I nemici di Marchionne lo hanno messo alla gogna perché ha abbandonato l’Italia, in realtà il manager dal maglioncino nero ha ristrutturato in modo radicale, anche brusco, la produzione italiana spostandola su un segmento di mercato a più alto valore aggiunto e assumendo operai mentre altri licenziavano. L’Italia produce meno, ma meglio, monta meno vetture, ma si è specializzata in componenti sofisticate, ha ritrovato nella progettazione nel design i suoi punti di forza. E scusate se è poco. Manley proseguirà su questa strada? C’è da dubitarne.

Il piano industriale presentato da Marchionne, la sua eredità, prevede l’abbandono di alcune produzioni e di marchi Fiat che hanno fatto il loro tempo (praticamente resterà solo la 500). Ma vuole anche puntare sulla Maserati e sull’Alfa Romeo. Vedremo se verrà confermato, anche perché finora non ha ancora preso forma.

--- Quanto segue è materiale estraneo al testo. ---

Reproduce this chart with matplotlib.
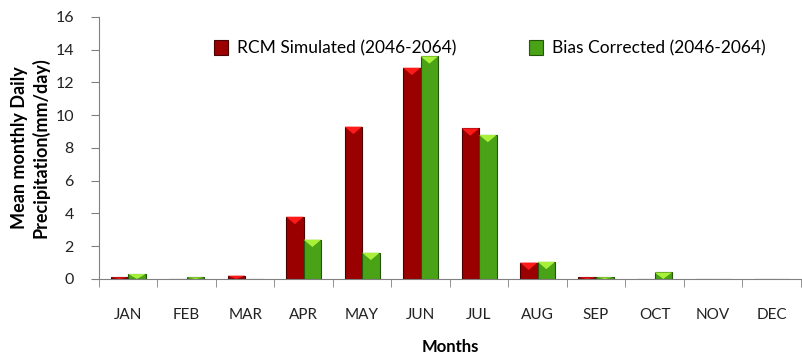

Il mandato chiave del nuovo capo azienda riguarderà senza dubbio l’alleanza, il matrimonio, la fusione o comunque la si voglia presentare, con un gruppo più forte. Perché la Fca è ancora troppo grande per essere gestita come una impresa di nicchia e troppo piccola (all’ottavo posto mondiale) per vivere in splendida solitudine. Vedremo come e quando si realizzerà l’intesa e soprattutto con chi. Se ci saranno sovrapposizioni e ridondanze il che significa chiudere stabilimenti e licenziare operai, se l’Italia diventerà l’anello debole della nuova catena.

Più chiara sembra la strategia di Exor. La Ferrari, ormai, marcia da sola con un valore di borsa (24 miliardi di euro) di poco inferiore a quello dell’intera Fca (26 miliardi). È stato scelto Mike Manley, un manager che viene dalla Philip Morris, e anche questo è un segnale, perché attorno al cavallino rampante dovrà coagularsi il polo del lusso che John Elkann vorrebbe far nascere. Exor, così, potrebbe trasformarsi in una conglomerata finanziaria (industria, assicurazioni, marketing, editoria) senza dipendere più da un settore come l’auto, esposto come pochi agli alti e bassi della congiuntura e divoratore di risorse per gli ingenti investimenti che richiede. Il passaggio all’automobile 4.0 (elettrica, a pilota automatico, volante e quel che sarà) si presenta già come un bagno di sangue per chi non possiede la leva finanziaria adeguata.

A queste trasformazioni strutturali non si può rispondere con i dazi come se fosse il riso cambogiano (ammesso che siano giusti anche in quel caso). La retorica populista impallidisce e scompare, anche quella di Donald Trump che con Marchionne aveva stabilito un buon feeling perché la Chrysler aveva assunto anche operai americani. L’onda della tecnologia è ben più lunga e robusta di quella gialloverde.